Llamamiento que tuvo su episodio más significativo en el boicot realizado a la elección en 1936 de Berlín, y su régimen nazi, como sede olímpica, derrotando a la otra candidata, Barcelona, en lo que significaba una clara declaración de intenciones. La oposición a dicha ominosa celebración pasó de lo simbólico a lo tangible cuando se decidió “contraprogramar” ese evento con unas olimpiadas populares a celebrar en la capital catalana como intento por reverdecer un espíritu competitivo donde primara el pacifismo y la solidaridad.
Una competición que perseguía servir como un inédito modelo deportivo transformador derribando tres pilares tradicionales: la hegemonía del estado-nación, presentando selecciones nacionales procedentes de pueblos sin estado, como Euskal Herria, Galiza o Catalunya; la separación entre profesionales y atletas populares y la dictadura masculina. Dado el alto significado que suponía la presencia de la expedición vasca, su relevancia hizo que existiera un propio comité proveniente de Euskal Herria en el proceso de creación y preparación, un papel de indudable significación, como demuestra que en su comité de honor aparecieran personalidades que iban de Ernesto Erkoreka, alcalde de Bilbo encarcelado, al redactor del “Liberal” Tomás Isasi. Un paradójico ejemplo de que la alianza de fuerzas diversas en contra de un enemigo común consiguió mucho antes su escenificación en el deporte que en la vida política.

DEPORTISTAS EN LA TRINCHERA
Si el 19 de julio de 1936 estaba previsto inaugurar dichas Olimpiadas Populares, el golpe de Estado contra el Gobierno republicano abortó dicha celebración. Esa macabra interrupción, sin embargo, no impidió que deportistas listos para la competición trasladaran sus ansias al campo de batalla. Impulsado por la Federación Cultural Deportiva Obrera de Euskadi, el Batallón Cultura y Deporte, con hasta setecientos integrantes procedentes de diversos clubes, combatió, como queda reflejado en algunos escritos, por la liberación nacional y social del pueblo vasco. Su final, como el de tantos nombres que lucharon por la libertad, quedó oscurecido por las fauces franquistas que cubrieron de un necrológico telón negro la historia.

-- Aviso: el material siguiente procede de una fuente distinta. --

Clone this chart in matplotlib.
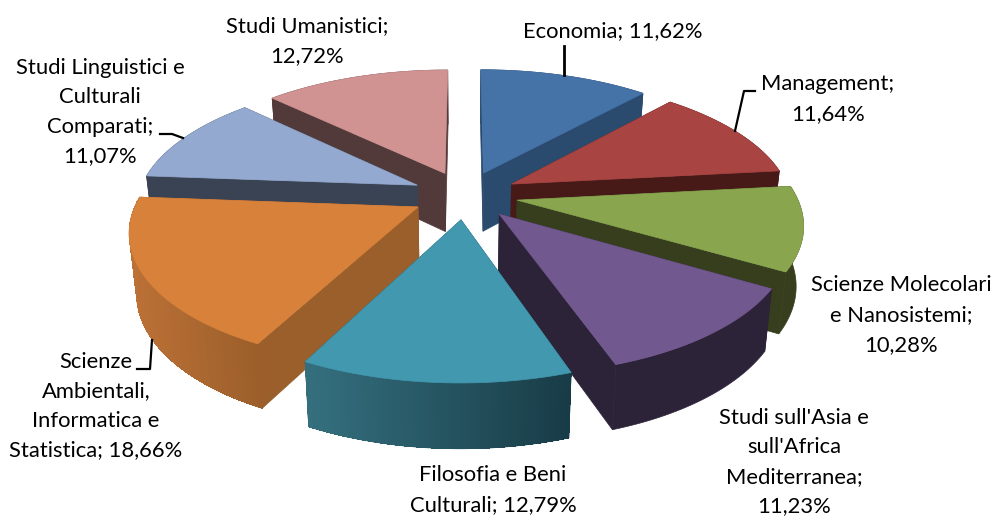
import numpy as np
import matplotlib
matplotlib.use('Agg')
import matplotlib.pyplot as plt
from matplotlib.patches import Polygon

categorie = ["Economia", "Management", "Scienze Molecolari\ne Nanosistemi", "Studi sull'Asia e\nsull'Africa\nMediterranea",
             "Filosofia e Beni\nCulturali", "Scienze\nAmbientali,\nInformatica e\nStatistica",
             "Studi Linguistici e\nCulturali\nComparati", "Studi Umanistici"]
valori = [11.62, 11.64, 10.28, 11.23, 12.79, 18.66, 11.07, 12.72]
separatori = [" ", "\n", "\n", "\n", " ", " ", "\n", "\n"]

col_top = ["#4572A7", "#A84442", "#89A54E", "#71588F", "#4198AF", "#D8813B", "#93A9CF", "#D19392"]
col_lato = ["#2A4A6E", "#471A18", "#363E1E", "#2D2339", "#1D4854", "#9A5F2A", "#3A4354", "#533A3A"]
# colori del bordo esterno, da sinistra a destra
col_bordo_a = ["#2A4A6E", "#471A18", "#363E1E", "#2D2339", "#35707F", "#BC7136", "#3A4354", "#533A3A"]
col_bordo_b = ["#2A4A6E", "#471A18", "#363E1E", "#2D2339", "#183C47", "#9C5F2B", "#3A4354", "#533A3A"]

pos_testo = [(613, 31), (828, 99), (901, 315), (794, 462), (493, 490), (96, 406), (100, 112), (307, 41)]
ordine = [7, 0, 6, 1, 5, 2, 3, 4]

cx, cy = 465, 195
rx, ry = 279, 127
k = 0.165
esplosione = 0.19
prof = 59


def proietta(X, Y, basso=False):
    w = 1 + k * Y
    px = cx + rx * X / w
    py = cy - ry * Y / w
    if basso:
        px = cx + (px - cx) * 0.978
        py = py + prof / np.sqrt(w)
    return px, py


def hexrgb(c):
    return np.array(matplotlib.colors.to_rgb(c))


fig = plt.figure(figsize=(9.97, 5.19), dpi=100)
ax = fig.add_axes([0, 0, 1, 1])
ax.set_xlim(0, 997)
ax.set_ylim(519, 0)
ax.axis('off')

tot = sum(valori)
fine = np.cumsum(valori) / tot * 2 * np.pi
inizio = np.concatenate(([0], fine[:-1]))

for z, i in enumerate(ordine):
    a0, a1 = inizio[i], fine[i]
    mid = (a0 + a1) / 2
    ox, oy = esplosione * np.sin(mid), esplosione * np.cos(mid)
    ang = np.linspace(a0, a1, 60)
    X = ox + np.sin(ang)
    Y = oy + np.cos(ang)
    top = np.column_stack(proietta(X, Y))
    bot = np.column_stack(proietta(X, Y, True))
    apice = np.array(proietta(ox, oy))
    apice_b = np.array(proietta(ox, oy, True))
    zo = 2 + z
    # facce radiali
    for p_top, p_bot in ((top[0], bot[0]), (top[-1], bot[-1])):
        ax.add_patch(Polygon([apice, p_top, p_bot, apice_b], closed=True, fc=col_lato[i], ec=col_lato[i], lw=0.5, zorder=zo))
    # bordo esterno: base unica, poi sfumatura senza antialias per non avere righe
    media = (hexrgb(col_bordo_a[i]) + hexrgb(col_bordo_b[i])) / 2
    ax.add_patch(Polygon(np.vstack([top, bot[::-1]]), closed=True, fc=media, ec=media, lw=0.5, zorder=zo))
    if col_bordo_a[i] != col_bordo_b[i]:
        xmin, xmax = top[:, 0].min(), top[:, 0].max()
        for j in range(len(ang) - 1):
            t = (top[j, 0] - xmin) / max(xmax - xmin, 1)
            c = hexrgb(col_bordo_a[i]) * (1 - t) + hexrgb(col_bordo_b[i]) * t
            ax.add_patch(Polygon([top[j], top[j + 1], bot[j + 1], bot[j]], closed=True, fc=c, ec='none', antialiased=False, zorder=zo))
    ax.add_patch(Polygon(np.vstack([apice, top]), closed=True, fc=col_top[i], ec=col_top[i], lw=0.5, zorder=zo + 0.5))

# linee guida
ax.plot([564, 564], [46, 75], color='black', lw=2, zorder=20)
ax.plot([755, 744, 735], [91, 91, 131], color='black', lw=1.6, zorder=20)
ax.plot([160, 172, 183], [134, 134, 138], color='black', lw=1.6, zorder=20)
ax.plot([137, 150, 152], [369, 369, 340], color='black', lw=1.6, zorder=20)

for i in range(len(categorie)):
    testo = categorie[i] + ";" + separatori[i] + ("%.2f" % valori[i]).replace(".", ",") + "%"
    ax.text(pos_testo[i][0], pos_testo[i][1], testo, ha='center', va='center', family='Lato',
            fontsize=15.8, linespacing=1.6, color='black', zorder=30)

fig.savefig('out.png', dpi=100)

No faltan motivos para juzgar hoy en día al deporte como uno de los brazos ejecutores de la naturaleza alienante del capitalismo. Pero esa reflexión no deja de ser el diagnóstico de un momento histórico concreto, el actual, y que, como nos revela el libro de Iker Ibarrondo-Merino, no siempre fue así. Hay quienes en el pasado compitieron para conseguir un porvenir donde nuestros juegos se pudieran desarrollar en un mundo más fraternal y menos codicioso. Visto desde la perspectiva presente, su intento no ha conseguido germinar bajo aquellas loables pretensiones, pero quizás sí haya un aprendizaje que nadie pueda enterrar, y es que el progreso en cualquier actividad humana, como seres sociales que somos, impregna todas las demás. Y aunque nos han enseñado a dar por perdida la partida de buscar una sociedad más libre también en el ámbito deportivo, sabemos que ganar, aunque parezca inviable, nunca deja de ser una posibilidad.